Au printemps 2011, l’ancien démiurge du Velvet Underground et les saigneurs du trash-metal s’enferment quatre semaines dans le studio de ces derniers à Marin County, au nord de San Fransisco. A l’origine, Lou envisage d’enregistrer quelques morceaux inédits avant de sortir du congélateur le corps mutilé d’un projet destiné au metteur en scène et chorégraphe Robert Wilson.
Inspiré par l’oeuvre du dramaturge allemand Frank Wedekind, Lulu fut adapté dans les années 30 par le compositeur Alban Berg pour son opéra dodécaphonique du même nom. L’histoire décrit l’ascension d’une jeune femme dans la société bourgeoise européenne de la fin du XIXe siècle jusqu’au meurtre de celui qu’elle aime, sa chute dans la prostitution et son suicide.

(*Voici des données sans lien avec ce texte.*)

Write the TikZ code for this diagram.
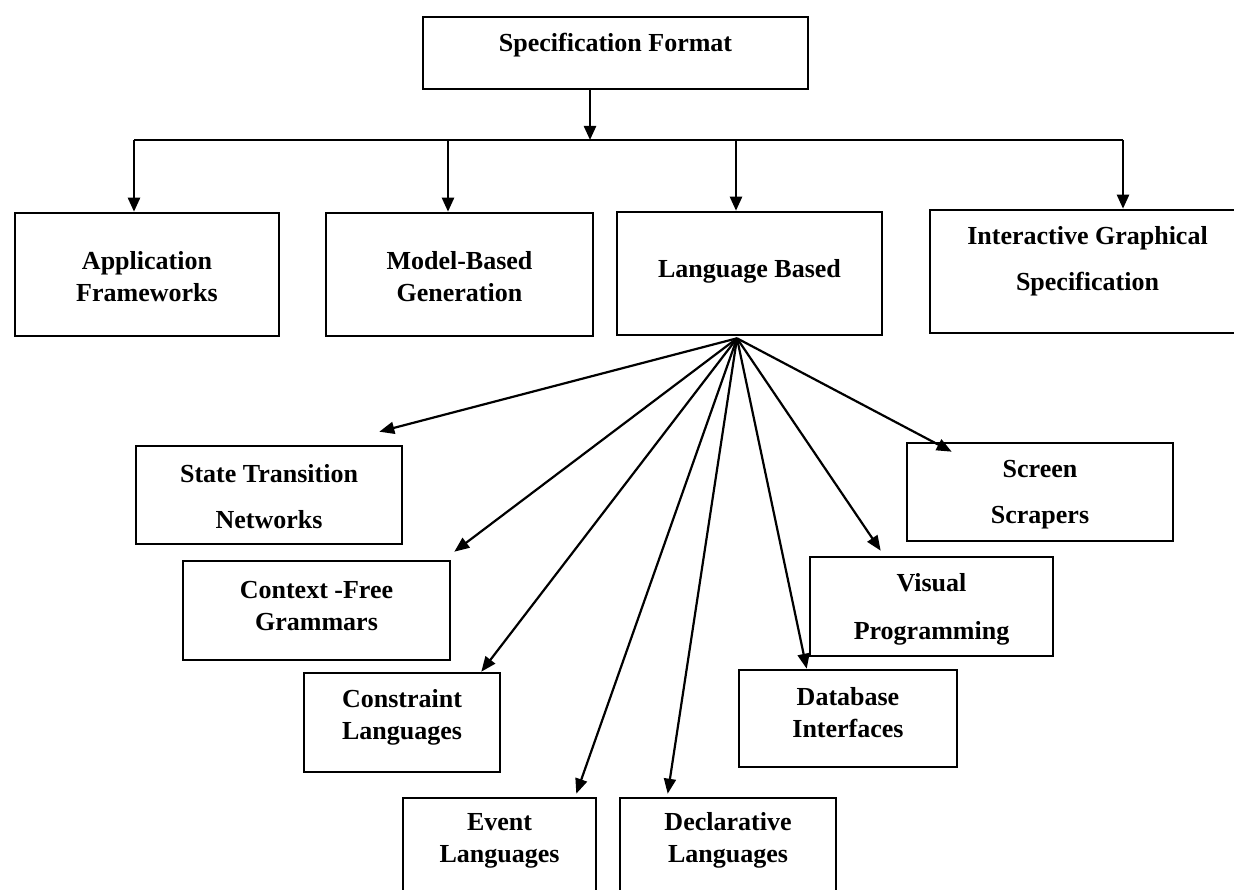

Au vu de ce que renferme ce conte sur la violence des rapports humains, ce qu’il exhibe de déchéance, de perversions, de culpabilité, de haine de soi, on ne s’étonne guère qu’il ait retenu l’attention du maître absolu en la matière. Quelle oeuvre contient plus de noirceur et de cruauté que la sienne ?
Entre les mains de Lou, Lulu va se changer en Lilith déchaînée, sado-maso, bisexuelle, qui précipite dans sa chute ceux et celles qu’elle séduit. Sa Lulu épanche des goûts nettement scatophages, supplie qu’on lui crache à la gueule, qu’on lui mette des trucs dans le minou, réclame des fist-fuckings. La monstruosité du sujet exigeant une monstruosité sonore à la mesure, on comprend que Lou Reed ait attendu d’avoir sous la main le groupe le plus bruyant de la planète avant de se lancer dans cette sordide histoire.
A l’aune de sa discographie, l’objet se situe quelque part entre Berlin, Rock’n’Roll Animal et Metal Machine Music, avec ce que ce triptyque recouvre de fantasmagories délabrées, d’abus, de déflagrations. Le New-Yorkais récite plus qu’il ne chante. Le mur de guitares est monumental, les changements d’accords rares, les mélodies absentes.
A cause de la longueur de certains titres – jusqu’à vingt minutes pour Junior Dad –, la monotonie guette parfois. On ne risque pas de danser beaucoup là-dessus. Qu’importe. “Dans un monde disposé au mal, les danseurs sont immobiles”, chantait Lou dans une autre vie. Quoi qu’en disent les intéressés, le résultat procède moins d’une joint venture que d’un compromis. C’est Reed le patron, lui qui utilise à ses fins personnelles la force de frappe du quatuor californien pour ce qu’il considère comme l’apothéose de sa carrière.
“J’ai eu la chance grâce à leurs talents de pouvoir une fois pour toutes élever le niveau de la musique de manière à mettre définitivement un terme à la trop longue domination de tous ces compositeurs européens morts.” Devant notre air interdit, tandis que le batteur Lars Ulrich et le guitariste James Hetfield meurent de rire, il parfait l’autocongratulation : “Ma Lulu avait une tête. Ne lui manquait que les jambes.”